Aim => Can you quote the records below in full, word for word?

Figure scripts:
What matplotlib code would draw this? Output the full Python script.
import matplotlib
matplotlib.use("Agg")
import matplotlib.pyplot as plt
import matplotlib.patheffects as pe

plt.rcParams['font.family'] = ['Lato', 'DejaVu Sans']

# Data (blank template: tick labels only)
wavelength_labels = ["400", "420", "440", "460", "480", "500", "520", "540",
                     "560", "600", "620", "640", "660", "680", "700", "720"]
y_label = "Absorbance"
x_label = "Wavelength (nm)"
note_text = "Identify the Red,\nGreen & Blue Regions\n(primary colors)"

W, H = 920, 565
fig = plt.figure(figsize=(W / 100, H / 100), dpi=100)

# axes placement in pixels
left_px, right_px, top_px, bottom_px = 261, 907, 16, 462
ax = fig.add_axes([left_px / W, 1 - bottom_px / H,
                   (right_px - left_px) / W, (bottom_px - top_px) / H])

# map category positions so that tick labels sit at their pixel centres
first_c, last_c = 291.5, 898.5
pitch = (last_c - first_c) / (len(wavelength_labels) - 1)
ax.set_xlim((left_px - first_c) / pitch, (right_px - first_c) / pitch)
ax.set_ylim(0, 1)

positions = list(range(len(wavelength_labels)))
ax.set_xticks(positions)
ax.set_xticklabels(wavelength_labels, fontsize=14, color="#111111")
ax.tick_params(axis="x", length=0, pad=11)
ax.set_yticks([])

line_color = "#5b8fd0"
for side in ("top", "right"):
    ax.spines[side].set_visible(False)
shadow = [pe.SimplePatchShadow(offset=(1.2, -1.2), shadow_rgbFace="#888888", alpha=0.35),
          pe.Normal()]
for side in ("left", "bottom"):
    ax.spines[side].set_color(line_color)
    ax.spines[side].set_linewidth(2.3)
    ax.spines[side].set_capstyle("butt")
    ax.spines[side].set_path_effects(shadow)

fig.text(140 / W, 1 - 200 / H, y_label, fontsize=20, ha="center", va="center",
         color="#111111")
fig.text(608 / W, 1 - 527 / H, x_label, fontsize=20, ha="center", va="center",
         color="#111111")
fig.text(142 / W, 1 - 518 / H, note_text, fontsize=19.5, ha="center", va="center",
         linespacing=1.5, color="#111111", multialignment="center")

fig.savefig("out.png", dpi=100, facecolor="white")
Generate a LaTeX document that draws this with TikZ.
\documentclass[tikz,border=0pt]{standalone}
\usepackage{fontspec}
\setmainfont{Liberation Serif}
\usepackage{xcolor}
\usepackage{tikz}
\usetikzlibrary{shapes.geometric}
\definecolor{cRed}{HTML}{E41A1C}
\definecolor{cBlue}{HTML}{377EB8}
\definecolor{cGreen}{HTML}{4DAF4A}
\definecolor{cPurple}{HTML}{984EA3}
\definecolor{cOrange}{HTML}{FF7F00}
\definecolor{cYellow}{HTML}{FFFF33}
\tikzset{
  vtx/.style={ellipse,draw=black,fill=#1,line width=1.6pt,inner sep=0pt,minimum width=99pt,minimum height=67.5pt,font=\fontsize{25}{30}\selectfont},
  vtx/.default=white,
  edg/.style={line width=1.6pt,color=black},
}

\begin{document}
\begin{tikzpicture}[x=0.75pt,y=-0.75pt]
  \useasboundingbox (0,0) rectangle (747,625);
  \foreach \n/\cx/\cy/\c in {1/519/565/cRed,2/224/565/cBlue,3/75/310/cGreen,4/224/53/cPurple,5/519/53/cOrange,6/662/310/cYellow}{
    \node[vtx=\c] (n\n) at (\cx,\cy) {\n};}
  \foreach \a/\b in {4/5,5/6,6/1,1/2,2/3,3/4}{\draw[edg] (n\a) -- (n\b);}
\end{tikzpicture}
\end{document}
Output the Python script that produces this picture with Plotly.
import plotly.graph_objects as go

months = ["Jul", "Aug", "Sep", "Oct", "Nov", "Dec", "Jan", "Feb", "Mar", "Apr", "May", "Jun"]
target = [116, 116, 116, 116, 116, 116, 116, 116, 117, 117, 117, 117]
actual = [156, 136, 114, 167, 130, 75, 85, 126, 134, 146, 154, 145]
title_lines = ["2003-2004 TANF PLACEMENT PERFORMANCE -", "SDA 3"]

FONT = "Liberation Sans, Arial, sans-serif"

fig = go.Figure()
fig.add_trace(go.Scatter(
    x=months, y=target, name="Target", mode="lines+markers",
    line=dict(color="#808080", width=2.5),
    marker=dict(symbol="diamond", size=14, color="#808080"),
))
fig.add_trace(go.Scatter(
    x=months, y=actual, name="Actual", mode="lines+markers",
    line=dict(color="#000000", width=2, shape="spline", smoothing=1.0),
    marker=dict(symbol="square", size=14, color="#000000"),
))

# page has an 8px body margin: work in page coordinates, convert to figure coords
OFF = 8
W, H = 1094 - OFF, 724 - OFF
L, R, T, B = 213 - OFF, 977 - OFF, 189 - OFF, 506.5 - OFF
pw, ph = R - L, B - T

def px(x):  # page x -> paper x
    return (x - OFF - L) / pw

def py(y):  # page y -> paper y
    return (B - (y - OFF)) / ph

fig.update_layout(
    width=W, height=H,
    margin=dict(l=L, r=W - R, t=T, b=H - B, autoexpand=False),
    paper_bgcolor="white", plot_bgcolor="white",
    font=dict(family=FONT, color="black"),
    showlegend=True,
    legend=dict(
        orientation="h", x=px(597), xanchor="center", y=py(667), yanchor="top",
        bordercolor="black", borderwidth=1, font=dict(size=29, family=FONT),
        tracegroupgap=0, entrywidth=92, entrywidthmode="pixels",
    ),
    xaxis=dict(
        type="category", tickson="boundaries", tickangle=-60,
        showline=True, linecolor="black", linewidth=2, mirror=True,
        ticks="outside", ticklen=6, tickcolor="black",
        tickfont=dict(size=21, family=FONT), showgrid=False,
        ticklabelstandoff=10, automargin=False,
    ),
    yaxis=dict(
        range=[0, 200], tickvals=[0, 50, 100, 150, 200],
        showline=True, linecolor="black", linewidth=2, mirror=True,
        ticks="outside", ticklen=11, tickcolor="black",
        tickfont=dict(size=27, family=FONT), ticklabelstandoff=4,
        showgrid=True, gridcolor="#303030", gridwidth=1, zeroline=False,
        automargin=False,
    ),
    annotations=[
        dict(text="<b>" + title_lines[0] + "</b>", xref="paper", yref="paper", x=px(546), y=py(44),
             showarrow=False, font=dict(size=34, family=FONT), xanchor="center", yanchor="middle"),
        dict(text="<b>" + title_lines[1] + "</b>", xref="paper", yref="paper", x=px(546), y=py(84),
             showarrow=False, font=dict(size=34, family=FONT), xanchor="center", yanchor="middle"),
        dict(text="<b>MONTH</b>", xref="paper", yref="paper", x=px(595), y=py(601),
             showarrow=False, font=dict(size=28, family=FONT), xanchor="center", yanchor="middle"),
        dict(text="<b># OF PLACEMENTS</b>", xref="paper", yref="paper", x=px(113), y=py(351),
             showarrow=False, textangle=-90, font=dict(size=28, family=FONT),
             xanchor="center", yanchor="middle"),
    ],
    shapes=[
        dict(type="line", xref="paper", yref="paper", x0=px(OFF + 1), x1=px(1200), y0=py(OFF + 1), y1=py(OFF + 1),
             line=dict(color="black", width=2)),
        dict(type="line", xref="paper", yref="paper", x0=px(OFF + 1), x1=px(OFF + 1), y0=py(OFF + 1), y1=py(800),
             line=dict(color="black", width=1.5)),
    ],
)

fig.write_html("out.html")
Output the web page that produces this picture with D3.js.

Written answer =>
What matplotlib code would draw this? Output the full Python script.
import matplotlib
matplotlib.use("Agg")
import matplotlib.pyplot as plt
import matplotlib.patheffects as pe

plt.rcParams['font.family'] = ['Lato', 'DejaVu Sans']

# Data (blank template: tick labels only)
wavelength_labels = ["400", "420", "440", "460", "480", "500", "520", "540",
                     "560", "600", "620", "640", "660", "680", "700", "720"]
y_label = "Absorbance"
x_label = "Wavelength (nm)"
note_text = "Identify the Red,\nGreen & Blue Regions\n(primary colors)"

W, H = 920, 565
fig = plt.figure(figsize=(W / 100, H / 100), dpi=100)

# axes placement in pixels
left_px, right_px, top_px, bottom_px = 261, 907, 16, 462
ax = fig.add_axes([left_px / W, 1 - bottom_px / H,
                   (right_px - left_px) / W, (bottom_px - top_px) / H])

# map category positions so that tick labels sit at their pixel centres
first_c, last_c = 291.5, 898.5
pitch = (last_c - first_c) / (len(wavelength_labels) - 1)
ax.set_xlim((left_px - first_c) / pitch, (right_px - first_c) / pitch)
ax.set_ylim(0, 1)

positions = list(range(len(wavelength_labels)))
ax.set_xticks(positions)
ax.set_xticklabels(wavelength_labels, fontsize=14, color="#111111")
ax.tick_params(axis="x", length=0, pad=11)
ax.set_yticks([])

line_color = "#5b8fd0"
for side in ("top", "right"):
    ax.spines[side].set_visible(False)
shadow = [pe.SimplePatchShadow(offset=(1.2, -1.2), shadow_rgbFace="#888888", alpha=0.35),
          pe.Normal()]
for side in ("left", "bottom"):
    ax.spines[side].set_color(line_color)
    ax.spines[side].set_linewidth(2.3)
    ax.spines[side].set_capstyle("butt")
    ax.spines[side].set_path_effects(shadow)

fig.text(140 / W, 1 - 200 / H, y_label, fontsize=20, ha="center", va="center",
         color="#111111")
fig.text(608 / W, 1 - 527 / H, x_label, fontsize=20, ha="center", va="center",
         color="#111111")
fig.text(142 / W, 1 - 518 / H, note_text, fontsize=19.5, ha="center", va="center",
         linespacing=1.5, color="#111111", multialignment="center")

fig.savefig("out.png", dpi=100, facecolor="white")
Generate a LaTeX document that draws this with TikZ.
\documentclass[tikz,border=0pt]{standalone}
\usepackage{fontspec}
\setmainfont{Liberation Serif}
\usepackage{xcolor}
\usepackage{tikz}
\usetikzlibrary{shapes.geometric}
\definecolor{cRed}{HTML}{E41A1C}
\definecolor{cBlue}{HTML}{377EB8}
\definecolor{cGreen}{HTML}{4DAF4A}
\definecolor{cPurple}{HTML}{984EA3}
\definecolor{cOrange}{HTML}{FF7F00}
\definecolor{cYellow}{HTML}{FFFF33}
\tikzset{
  vtx/.style={ellipse,draw=black,fill=#1,line width=1.6pt,inner sep=0pt,minimum width=99pt,minimum height=67.5pt,font=\fontsize{25}{30}\selectfont},
  vtx/.default=white,
  edg/.style={line width=1.6pt,color=black},
}

\begin{document}
\begin{tikzpicture}[x=0.75pt,y=-0.75pt]
  \useasboundingbox (0,0) rectangle (747,625);
  \foreach \n/\cx/\cy/\c in {1/519/565/cRed,2/224/565/cBlue,3/75/310/cGreen,4/224/53/cPurple,5/519/53/cOrange,6/662/310/cYellow}{
    \node[vtx=\c] (n\n) at (\cx,\cy) {\n};}
  \foreach \a/\b in {4/5,5/6,6/1,1/2,2/3,3/4}{\draw[edg] (n\a) -- (n\b);}
\end{tikzpicture}
\end{document}
Output the Python script that produces this picture with Plotly.
import plotly.graph_objects as go

months = ["Jul", "Aug", "Sep", "Oct", "Nov", "Dec", "Jan", "Feb", "Mar", "Apr", "May", "Jun"]
target = [116, 116, 116, 116, 116, 116, 116, 116, 117, 117, 117, 117]
actual = [156, 136, 114, 167, 130, 75, 85, 126, 134, 146, 154, 145]
title_lines = ["2003-2004 TANF PLACEMENT PERFORMANCE -", "SDA 3"]

FONT = "Liberation Sans, Arial, sans-serif"

fig = go.Figure()
fig.add_trace(go.Scatter(
    x=months, y=target, name="Target", mode="lines+markers",
    line=dict(color="#808080", width=2.5),
    marker=dict(symbol="diamond", size=14, color="#808080"),
))
fig.add_trace(go.Scatter(
    x=months, y=actual, name="Actual", mode="lines+markers",
    line=dict(color="#000000", width=2, shape="spline", smoothing=1.0),
    marker=dict(symbol="square", size=14, color="#000000"),
))

# page has an 8px body margin: work in page coordinates, convert to figure coords
OFF = 8
W, H = 1094 - OFF, 724 - OFF
L, R, T, B = 213 - OFF, 977 - OFF, 189 - OFF, 506.5 - OFF
pw, ph = R - L, B - T

def px(x):  # page x -> paper x
    return (x - OFF - L) / pw

def py(y):  # page y -> paper y
    return (B - (y - OFF)) / ph

fig.update_layout(
    width=W, height=H,
    margin=dict(l=L, r=W - R, t=T, b=H - B, autoexpand=False),
    paper_bgcolor="white", plot_bgcolor="white",
    font=dict(family=FONT, color="black"),
    showlegend=True,
    legend=dict(
        orientation="h", x=px(597), xanchor="center", y=py(667), yanchor="top",
        bordercolor="black", borderwidth=1, font=dict(size=29, family=FONT),
        tracegroupgap=0, entrywidth=92, entrywidthmode="pixels",
    ),
    xaxis=dict(
        type="category", tickson="boundaries", tickangle=-60,
        showline=True, linecolor="black", linewidth=2, mirror=True,
        ticks="outside", ticklen=6, tickcolor="black",
        tickfont=dict(size=21, family=FONT), showgrid=False,
        ticklabelstandoff=10, automargin=False,
    ),
    yaxis=dict(
        range=[0, 200], tickvals=[0, 50, 100, 150, 200],
        showline=True, linecolor="black", linewidth=2, mirror=True,
        ticks="outside", ticklen=11, tickcolor="black",
        tickfont=dict(size=27, family=FONT), ticklabelstandoff=4,
        showgrid=True, gridcolor="#303030", gridwidth=1, zeroline=False,
        automargin=False,
    ),
    annotations=[
        dict(text="<b>" + title_lines[0] + "</b>", xref="paper", yref="paper", x=px(546), y=py(44),
             showarrow=False, font=dict(size=34, family=FONT), xanchor="center", yanchor="middle"),
        dict(text="<b>" + title_lines[1] + "</b>", xref="paper", yref="paper", x=px(546), y=py(84),
             showarrow=False, font=dict(size=34, family=FONT), xanchor="center", yanchor="middle"),
        dict(text="<b>MONTH</b>", xref="paper", yref="paper", x=px(595), y=py(601),
             showarrow=False, font=dict(size=28, family=FONT), xanchor="center", yanchor="middle"),
        dict(text="<b># OF PLACEMENTS</b>", xref="paper", yref="paper", x=px(113), y=py(351),
             showarrow=False, textangle=-90, font=dict(size=28, family=FONT),
             xanchor="center", yanchor="middle"),
    ],
    shapes=[
        dict(type="line", xref="paper", yref="paper", x0=px(OFF + 1), x1=px(1200), y0=py(OFF + 1), y1=py(OFF + 1),
             line=dict(color="black", width=2)),
        dict(type="line", xref="paper", yref="paper", x0=px(OFF + 1), x1=px(OFF + 1), y0=py(OFF + 1), y1=py(800),
             line=dict(color="black", width=1.5)),
    ],
)

fig.write_html("out.html")
Output the web page that produces this picture with D3.js.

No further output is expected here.